Satchel Paige was a bit of a ladies man, actually more than a bit. On one road trip Satchel struck up an acquaintance with a lovely young lady named Nancy. Unfortunately Satchel’s fiancée showed up in town. So Satchel has his fiancée in his hotel room and his new friend is in another hotel room quite nearby. Buck is also staying on the same floor. Once Satchel believes his fiancée is asleep he sneaks out of his room to find Nancy. Since he is being sneaky he is quietly knocking on her door and whispering “Nancy, Nancy.” That is when Buck hears Satchel’s fiancée get up and come to her door. Being the quick-thinking good friend that he is Buck rushed out his door and says to Satchel, “Here I am, Satchel.” Satchel, being no dummy himself simply responds, “Oh, Nancy, there you are. I’ve been looking for you.” Satchel and Buck stuck to their story for years. Satchel Paige called Buck “Nancy” for the rest of his life.

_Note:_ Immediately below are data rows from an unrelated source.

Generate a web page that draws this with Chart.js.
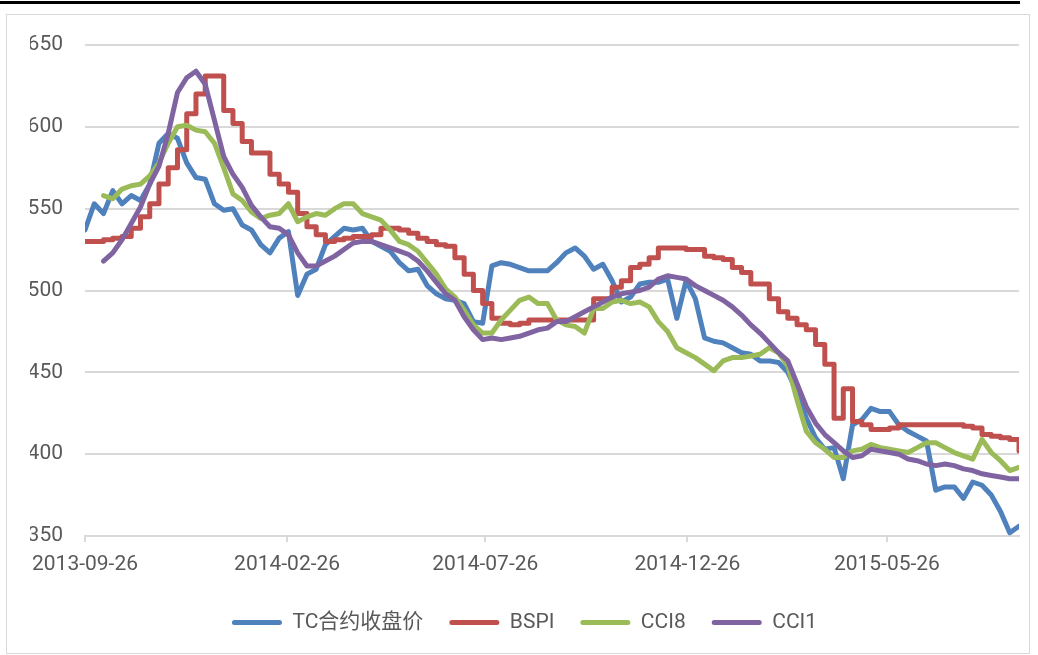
<!DOCTYPE html>
<html>
<head>
<meta charset="utf-8">
<script src="https://cdn.jsdelivr.net/npm/chart.js@4.4.1/dist/chart.umd.min.js"></script>
<style>
  html, body { margin: 0; padding: 0; background: #fff; }
  #wrap { position: relative; width: 1038px; height: 655px; overflow: hidden; }
  #topRule { position: absolute; left: 0; top: 1px; width: 1020px; height: 3px; background: #000; }
  #frame { position: absolute; left: 6px; top: 14px; width: 1024px; height: 640px; border: 1px solid #d9d9d9; box-sizing: border-box; }
  #myChart { position: absolute; left: 0; top: 0; }
</style>
</head>
<body>
<div id="wrap">
  <div id="topRule"></div>
  <div id="frame"></div>
  <canvas id="myChart" width="1038" height="655"></canvas>
</div>
<script>
// Weekly samples starting 2013-09-26
const startDate = '2013-09-26';
const stepDays = 7;

// Axis tick labels
const tickLabels = ['2013-09-26', '2014-02-26', '2014-07-26', '2014-12-26', '2015-05-26'];

// Series names
const seriesNames = ['TC合约收盘价', 'BSPI', 'CCI8', 'CCI1'];

// TC合约收盘价
const tcClose = [
    537, 553, 547, 561, 553, 558, 555, 565, 590, 596,
    593, 578, 569, 568, 553, 549, 550, 540, 537, 528,
    523, 532, 536, 497, 510, 513, 528, 533, 538, 537,
    538, 530, 527, 524, 517, 512, 513, 503, 498, 495,
    494, 492, 481, 480, 515, 517, 516, 514, 512, 512,
    512, 517, 523, 526, 521, 513, 516, 506, 493, 496,
    504, 505, 505, 507, 483, 506, 495, 471, 469, 468,
    465, 462, 461, 457, 457, 456, 450, 438, 422, 410,
    403, 404, 385, 418, 421, 428, 426, 426, 418, 414,
    411, 408, 378, 380, 380, 373, 383, 381, 375, 365,
    352, 356
];

// BSPI (weekly index, drawn stepped)
const bspi = [
    530, 530, 531, 532, 533, 538, 545, 553, 565, 575,
    586, 608, 620, 631, 631, 610, 602, 591, 584, 584,
    571, 565, 560, 547, 539, 534, 530, 531, 532, 533,
    533, 534, 538, 538, 537, 535, 532, 530, 528, 527,
    520, 510, 500, 492, 483, 480, 479, 480, 482, 482,
    482, 482, 482, 482, 482, 495, 495, 502, 506, 514,
    516, 520, 526, 526, 526, 525, 525, 521, 520, 519,
    514, 511, 504, 504, 495, 487, 483, 479, 476, 467,
    455, 422, 440, 420, 418, 415, 415, 416, 418, 418,
    418, 418, 418, 418, 418, 417, 416, 412, 411, 410,
    409, 402
];

// CCI8
const cci8 = [
    null, null, 558, 556, 562, 564, 565, 570, 578, 590,
    600, 601, 598, 597, 590, 575, 559, 555, 548, 544,
    546, 547, 553, 542, 545, 547, 546, 550, 553, 553,
    547, 545, 543, 537, 530, 528, 524, 517, 510, 501,
    496, 488, 479, 474, 474, 482, 488, 494, 496, 492,
    492, 482, 479, 478, 474, 489, 489, 493, 494, 492,
    493, 490, 481, 475, 465, 462, 459, 455, 451, 457,
    459, 459, 460, 461, 465, 462, 454, 433, 414, 407,
    403, 398, 398, 402, 403, 406, 404, 403, 402, 401,
    404, 407, 407, 404, 401, 399, 397, 409, 401, 396,
    390, 392
];

// CCI1
const cci1 = [
    null, null, 518, 523, 531, 541, 551, 565, 576, 596,
    621, 630, 634, 626, 604, 582, 571, 563, 552, 545,
    539, 538, 534, 523, 515, 515, 518, 521, 525, 529,
    530, 530, 528, 526, 524, 522, 518, 512, 505, 498,
    494, 484, 476, 470, 471, 470, 471, 472, 474, 476,
    477, 481, 481, 484, 487, 490, 493, 496, 498, 499,
    500, 502, 507, 509, 508, 507, 503, 500, 497, 494,
    490, 485, 479, 474, 468, 462, 457, 443, 429, 419,
    412, 407, 402, 398, 399, 403, 402, 401, 400, 397,
    396, 394, 393, 394, 393, 391, 390, 388, 387, 386,
    385, 385
];

const seriesColors = ['#4F81BD', '#C0504D', '#9BBB59', '#8064A2'];

// Day offsets from the start date
const dayMs = 86400000;
function dayOffset(dateStr) {
    return Math.round((Date.parse(dateStr) - Date.parse(startDate)) / dayMs);
}
const tickDays = tickLabels.map(dayOffset);
const sampleDays = tcClose.map((v, i) => i * stepDays);

function toPoints(values) {
    return values.map((v, i) => ({ x: sampleDays[i], y: v }));
}

const labelFont = { family: "Roboto, 'Noto Sans CJK SC', sans-serif", size: 21 };
const textColor = '#595959';
const gridColor = '#d9d9d9';

const seriesValues = [tcClose, bspi, cci8, cci1];

const ctx = document.getElementById('myChart').getContext('2d');
const chart = new Chart(ctx, {
    type: 'line',
    data: {
        datasets: seriesValues.map((vals, i) => ({
            label: seriesNames[i],
            data: toPoints(vals),
            borderColor: seriesColors[i],
            backgroundColor: seriesColors[i],
            borderWidth: 5,
            pointRadius: 0,
            pointHoverRadius: 0,
            tension: 0,
            fill: false,
            spanGaps: false,
            stepped: i === 1 ? true : false,
            borderJoinStyle: 'round',
            borderCapStyle: 'round',
            order: 4 - i
        }))
    },
    options: {
        responsive: false,
        animation: false,
        layout: {
            padding: { left: 30, right: 19, top: 45, bottom: 12 }
        },
        scales: {
            x: {
                type: 'linear',
                min: 0,
                max: sampleDays[sampleDays.length - 1],
                afterBuildTicks: scale => {
                    scale.ticks = tickDays.map(d => ({ value: d }));
                },
                afterFit: scale => {
                    scale.height = 50;
                },
                ticks: {
                    autoSkip: false,
                    maxRotation: 0,
                    color: textColor,
                    font: labelFont,
                    padding: 10,
                    callback: value => tickLabels[tickDays.indexOf(value)]
                },
                grid: {
                    drawOnChartArea: false,
                    drawTicks: true,
                    tickLength: 6,
                    color: gridColor,
                    lineWidth: 2
                },
                border: {
                    display: true,
                    color: gridColor,
                    width: 2
                }
            },
            y: {
                min: 350,
                max: 650,
                afterFit: scale => {
                    scale.width = 55;
                },
                ticks: {
                    stepSize: 50,
                    color: textColor,
                    font: labelFont,
                    padding: 22
                },
                grid: {
                    color: gridColor,
                    lineWidth: 2,
                    drawTicks: false
                },
                border: {
                    display: false
                }
            }
        },
        plugins: {
            legend: {
                display: true,
                position: 'bottom',
                labels: {
                    color: textColor,
                    font: labelFont,
                    boxWidth: 50,
                    boxHeight: 5,
                    padding: 26,
                    useBorderRadius: true,
                    borderRadius: 2.5,
                    sort: (a, b) => a.datasetIndex - b.datasetIndex,
                    generateLabels: c => Chart.defaults.plugins.legend.labels.generateLabels(c)
                        .map(item => Object.assign(item, { lineWidth: 0 }))
                }
            },
            tooltip: { enabled: false }
        }
    }
});
</script>
</body>
</html>
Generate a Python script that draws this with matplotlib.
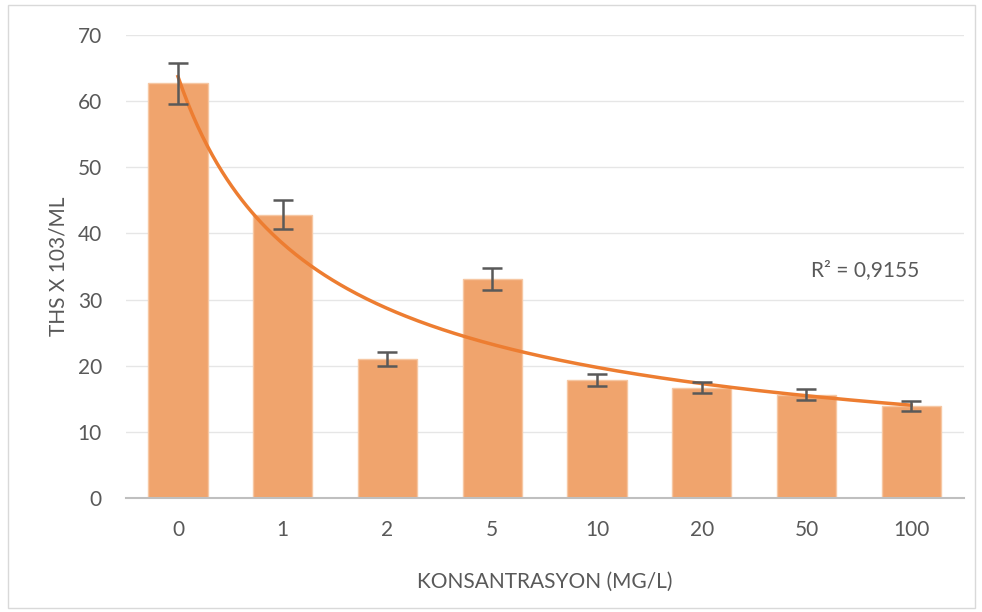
import numpy as np
import matplotlib
matplotlib.use("Agg")
import matplotlib.pyplot as plt
from matplotlib.patches import Rectangle

categories = ["0", "1", "2", "5", "10", "20", "50", "100"]
values = [62.7, 42.8, 21.0, 33.1, 17.9, 16.7, 15.6, 13.9]
errors = [3.1, 2.2, 1.1, 1.7, 0.9, 0.9, 0.85, 0.75]
y_ticks = [0, 10, 20, 30, 40, 50, 60, 70]
r2_label = "R² = 0,9155"

plt.rcParams['font.family'] = ['Lato', 'DejaVu Sans']

fig = plt.figure(figsize=(9.82, 6.12), dpi=100)
ax = fig.add_axes([125.6 / 982, 1 - 498 / 612, (963.6 - 125.6) / 982, (498 - 35) / 612])

x = np.arange(len(categories))
ax.bar(x, values, width=0.565, color='#F0A46D', edgecolor='#F6C7A3', linewidth=1, zorder=2)
ax.errorbar(x, values, yerr=errors, fmt='none', ecolor='#595959', elinewidth=1.8,
            capsize=7, capthick=1.8, zorder=4)

# Power trendline fitted on category index (1..n)
xi = x + 1
b, ln_a = np.polyfit(np.log(xi), np.log(values), 1)
xs = np.linspace(1, len(categories), 300)
ys = np.exp(ln_a) * xs ** b
ax.plot(xs - 1, ys, color='#ED7D31', linewidth=2.5, zorder=3)

ax.text(6.04, 34.5, r2_label, fontsize=15, color='#595959', va='center', ha='left')

ax.set_xlim(-0.5, len(categories) - 0.5)
ax.set_ylim(0, 70)
ax.set_yticks(y_ticks)
ax.set_xticks(x)
ax.set_xticklabels(categories)
ax.grid(axis='y', color='#E6E6E6', linewidth=1, zorder=0)
ax.set_axisbelow(True)
for s in ['top', 'right', 'left']:
    ax.spines[s].set_visible(False)
ax.spines['bottom'].set_color('#BFBFBF')
ax.spines['bottom'].set_linewidth(1.5)
ax.tick_params(axis='both', length=0, labelsize=15, labelcolor='#595959')
ax.tick_params(axis='y', pad=17)
ax.tick_params(axis='x', pad=16)

ax.set_xlabel("KONSANTRASYON (MG/L)", fontsize=15, color='#595959', labelpad=23)
ax.set_ylabel("THS X 103/ML", fontsize=15, color='#595959')
ax.yaxis.set_label_coords(-0.068, 0.5)

fig.patches.append(Rectangle((8 / 982, 4 / 612), 967 / 982, 603 / 612, transform=fig.transFigure,
                             fill=False, edgecolor='#D9D9D9', linewidth=1))

fig.savefig("out.png", dpi=100)
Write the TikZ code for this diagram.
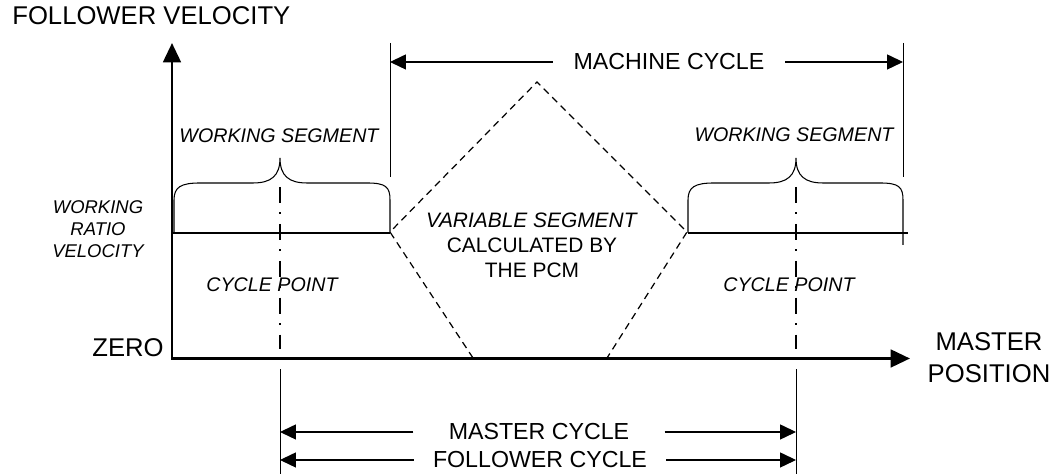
\documentclass[tikz,border=0pt]{standalone}
\usepackage{fontspec}
\setmainfont{Liberation Sans}
\usetikzlibrary{arrows.meta}

\begin{document}
\begin{tikzpicture}[axisline/.style={line width=1.7pt, {Triangle[length=11pt,width=10pt]}-{Triangle[length=11pt,width=10pt]}},
  dimarrow/.style={line width=0.6pt, -{Triangle[length=9pt,width=8.5pt]}},
  limitline/.style={line width=0.45pt}, ratioline/.style={line width=0.75pt}, braceline/.style={line width=0.6pt},
  cpline/.style={line width=0.75pt, dash pattern=on 9pt off 5.5pt on 1pt off 5.5pt},
  varline/.style={line width=0.7pt, dash pattern=on 4pt off 2.8pt},
  big/.style={inner sep=0pt, font=\fontsize{14.6}{18.5}\selectfont},
  mid/.style={inner ysep=0pt, font=\fontsize{13.2}{15}\selectfont},
  note/.style={inner sep=0pt, font=\fontsize{11.2}{13}\selectfont\itshape}]
\useasboundingbox (0,0) rectangle (21.24,9.48);

\coordinate (ytop) at (3.44,8.62);
\coordinate (xend) at (18.20,2.31);
\draw[axisline] (ytop) |- (xend);

\draw[ratioline] (3.44,4.82) -- (7.80,4.82) (13.76,4.82) -- (18.16,4.82);

\coordinate (mcL) at (7.80,8.62);
\coordinate (mcR) at (18.06,8.62);
\draw[limitline] (mcL) -- (7.80,5.94) (mcR) -- (18.06,5.94);

\coordinate (cpL) at (5.60,0);
\coordinate (cpR) at (15.92,0);
\draw[cpline] (5.60,5.74) -- (5.60,2.50) (15.92,5.74) -- (15.92,2.50);
\draw[limitline] (cpL) -- (5.60,2.10) (cpR) -- (15.92,2.10);

\draw[braceline] (3.48,4.82) -- (3.48,5.48) .. controls (3.48,5.74) and (3.62,5.82) .. (4.00,5.82)
      -- (5.06,5.82) .. controls (5.42,5.82) and (5.60,5.96) .. (5.60,6.32)
      .. controls (5.60,5.96) and (5.78,5.82) .. (6.14,5.82)
      -- (7.34,5.82) .. controls (7.72,5.82) and (7.80,5.74) .. (7.80,5.48) -- (7.80,4.82);
\draw[braceline] (13.76,4.82) -- (13.76,5.48) .. controls (13.76,5.74) and (13.90,5.82) .. (14.28,5.82)
      -- (15.38,5.82) .. controls (15.74,5.82) and (15.92,5.96) .. (15.92,6.32)
      .. controls (15.92,5.96) and (16.10,5.82) .. (16.46,5.82)
      -- (17.60,5.82) .. controls (17.98,5.82) and (18.06,5.74) .. (18.06,5.48) -- (18.06,4.58);

\draw[varline] (9.46,2.32) -- (7.80,4.84) -- (10.74,7.84) -- (13.74,4.84) -- (12.14,2.32);

\draw (0.24,8.98) node[big, anchor=base west] (follvel) {FOLLOWER VELOCITY}
      (3.28,2.34) node[big, anchor=base east] (zero) {ZERO}
      (19.78,1.82) node[big, align=center, anchor=base] (masterpos) {MASTER\\POSITION};
\draw (5.58,6.62) node[note, anchor=base] (wsegL) {WORKING SEGMENT}
      (15.88,6.64) node[note, anchor=base] (wsegR) {WORKING SEGMENT}
      (5.44,3.64) node[note, anchor=base] (cpointL) {CYCLE POINT}
      (15.78,3.64) node[note, anchor=base] (cpointR) {CYCLE POINT};
\draw (1.96,4.32) node[inner sep=0pt, align=center, anchor=base,
      font=\fontsize{10.5}{12.8}\selectfont\itshape] (ratio) {WORKING\\RATIO\\VELOCITY};
\draw (10.64,3.92) node[inner sep=0pt, align=center, anchor=base,
      font=\fontsize{11.9}{14.5}\selectfont] (varseg) {\textit{VARIABLE SEGMENT}\\CALCULATED BY\\THE PCM};

\draw (13.38,8.24) node[mid, inner xsep=0.41cm] (machine) {MACHINE CYCLE};
\draw[dimarrow] (machine.west) -- (machine.west -| mcL);
\draw[dimarrow] (machine.east) -- (machine.east -| mcR);
\draw (10.78,0.84) node[mid, inner xsep=0.70cm] (master) {MASTER CYCLE};
\draw[dimarrow] (master.west) -- (master.west -| cpL);
\draw[dimarrow] (master.east) -- (master.east -| cpR);
\draw (10.80,0.28) node[mid, inner xsep=0.38cm] (follower) {FOLLOWER CYCLE};
\draw[dimarrow] (follower.west) -- (follower.west -| cpL);
\draw[dimarrow] (follower.east) -- (follower.east -| cpR);

\end{tikzpicture}
\end{document}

I did have the pleasure of being in the same room with him once years ago. They were having a big fundraiser party for his pet project the Negro League Baseball Museum in Kansas City. For some completely unknown reason I got an invitation. I couldn’t afford to go, but I did it anyway. There were hundreds of people there, many of them very famous individuals. I was able to step up to the man at his table and hand him a baseball. He signed the ball and handed it back to me. I said to him something he had heard thousands of times before, “It is an honor to meet you, sir.” He simply gave me a big grin and said, “Thank you.” There were a couple dozen people standing behind me to get his autograph so I moved on. The smile was genuine. The thank you was genuine. The man was genuine.

Buck O’Neil lived life with a smile. He didn't complained, and heaven knows he had valid reasons to. He sang whenever he had the chance. He had a policy of never walking by a woman who was wearing a red dress without stopping to talk to her. Just think about the improvement to our lives if what this “Buck” exemplified was the actually currency of the land.